Instructions for the task: Reproduce the listing exactly, with no pictures in your copy.

Data extract:
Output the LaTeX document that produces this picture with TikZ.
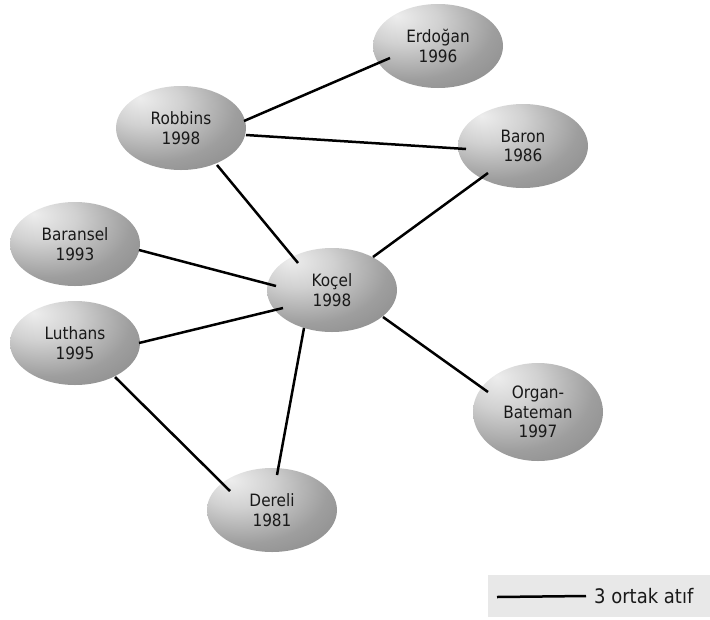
\documentclass[tikz,border=0pt]{standalone}
\usepackage{fontspec}
\setmainfont{DejaVu Sans Condensed}
\usetikzlibrary{shapes.geometric}
\pgfdeclareradialshading{elshade}{\pgfpoint{-16bp}{18bp}}{%
  color(0bp)=(white!93!black);
  color(14bp)=(white!82!black);
  color(32bp)=(white!62!black);
  color(50bp)=(white!52!black);
  color(70bp)=(white!43!black);
  color(100bp)=(white!40!black)}
\tikzset{
  author/.style={ellipse, shading=elshade, draw=none, minimum width=130pt,
    minimum height=84pt, inner sep=0pt, align=center,
    font=\fontsize{17}{19.5}\selectfont, text=black!90},
  link/.style={line width=2.5pt, black},
}
\begin{document}
\begin{tikzpicture}[x=1pt,y=-1pt]
\useasboundingbox (0,0) rectangle (710,619);
% nodes
\node[author] (r)  at (181,128) {Robbins\\1998};
\node[author] (e)  at (438,46)  {Erdoğan\\1996};
\node[author] (b)  at (523,146) {Baron\\1986};
\node[author] (bs) at (75,244)  {Baransel\\1993};
\node[author] (k)  at (332,290) {Koçel\\1998};
\node[author] (l)  at (75,343)  {Luthans\\1995};
\node[author, minimum height=98pt] (o) at (538,412) {Organ-\\Bateman\\1997};
\node[author] (d)  at (272,510) {Dereli\\1981};
% connectors
\draw[link] ([shift={(63,-7)}]r.center) -- ([shift={(-48,12)}]e.center);
\draw[link] ([shift={(65,7)}]r.center) -- ([shift={(-57,3)}]b.center);
\draw[link] ([shift={(36,37)}]r.center) -- ([shift={(-34,-27)}]k.center);
\draw[link] ([shift={(-35,27)}]b.center) -- ([shift={(41,-33)}]k.center);
\draw[link] ([shift={(64,6)}]bs.center) -- ([shift={(-56,-4)}]k.center);
\draw[link] ([shift={(64,0)}]l.center) -- ([shift={(-49,18)}]k.center);
\draw[link] ([shift={(-28,38)}]k.center) -- ([shift={(5,-35)}]d.center);
\draw[link] ([shift={(51,27)}]k.center) -- ([shift={(-50,-20)}]o.center);
\draw[link] ([shift={(40,34)}]l.center) -- ([shift={(-42,-19)}]d.center);
% legend
\node[fill=black!9, minimum width=222pt, minimum height=42pt, inner sep=0pt] (legbox) at (599,596) {};
\coordinate (ls) at (497,597);
\node[anchor=west, inner sep=0pt, font=\fontsize{20}{22}\selectfont, text=black!90] (lt) at (594,596) {3 ortak atıf};
\draw[line width=2.5pt] (ls) -- ([xshift=-8pt]lt.west);
\end{tikzpicture}
\end{document}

Written solution:
Output the LaTeX document that produces this picture with TikZ.
\documentclass[tikz,border=0pt]{standalone}
\usepackage{fontspec}
\setmainfont{DejaVu Sans Condensed}
\usetikzlibrary{shapes.geometric}
\pgfdeclareradialshading{elshade}{\pgfpoint{-16bp}{18bp}}{%
  color(0bp)=(white!93!black);
  color(14bp)=(white!82!black);
  color(32bp)=(white!62!black);
  color(50bp)=(white!52!black);
  color(70bp)=(white!43!black);
  color(100bp)=(white!40!black)}
\tikzset{
  author/.style={ellipse, shading=elshade, draw=none, minimum width=130pt,
    minimum height=84pt, inner sep=0pt, align=center,
    font=\fontsize{17}{19.5}\selectfont, text=black!90},
  link/.style={line width=2.5pt, black},
}
\begin{document}
\begin{tikzpicture}[x=1pt,y=-1pt]
\useasboundingbox (0,0) rectangle (710,619);
% nodes
\node[author] (r)  at (181,128) {Robbins\\1998};
\node[author] (e)  at (438,46)  {Erdoğan\\1996};
\node[author] (b)  at (523,146) {Baron\\1986};
\node[author] (bs) at (75,244)  {Baransel\\1993};
\node[author] (k)  at (332,290) {Koçel\\1998};
\node[author] (l)  at (75,343)  {Luthans\\1995};
\node[author, minimum height=98pt] (o) at (538,412) {Organ-\\Bateman\\1997};
\node[author] (d)  at (272,510) {Dereli\\1981};
% connectors
\draw[link] ([shift={(63,-7)}]r.center) -- ([shift={(-48,12)}]e.center);
\draw[link] ([shift={(65,7)}]r.center) -- ([shift={(-57,3)}]b.center);
\draw[link] ([shift={(36,37)}]r.center) -- ([shift={(-34,-27)}]k.center);
\draw[link] ([shift={(-35,27)}]b.center) -- ([shift={(41,-33)}]k.center);
\draw[link] ([shift={(64,6)}]bs.center) -- ([shift={(-56,-4)}]k.center);
\draw[link] ([shift={(64,0)}]l.center) -- ([shift={(-49,18)}]k.center);
\draw[link] ([shift={(-28,38)}]k.center) -- ([shift={(5,-35)}]d.center);
\draw[link] ([shift={(51,27)}]k.center) -- ([shift={(-50,-20)}]o.center);
\draw[link] ([shift={(40,34)}]l.center) -- ([shift={(-42,-19)}]d.center);
% legend
\node[fill=black!9, minimum width=222pt, minimum height=42pt, inner sep=0pt] (legbox) at (599,596) {};
\coordinate (ls) at (497,597);
\node[anchor=west, inner sep=0pt, font=\fontsize{20}{22}\selectfont, text=black!90] (lt) at (594,596) {3 ortak atıf};
\draw[line width=2.5pt] (ls) -- ([xshift=-8pt]lt.west);
\end{tikzpicture}
\end{document}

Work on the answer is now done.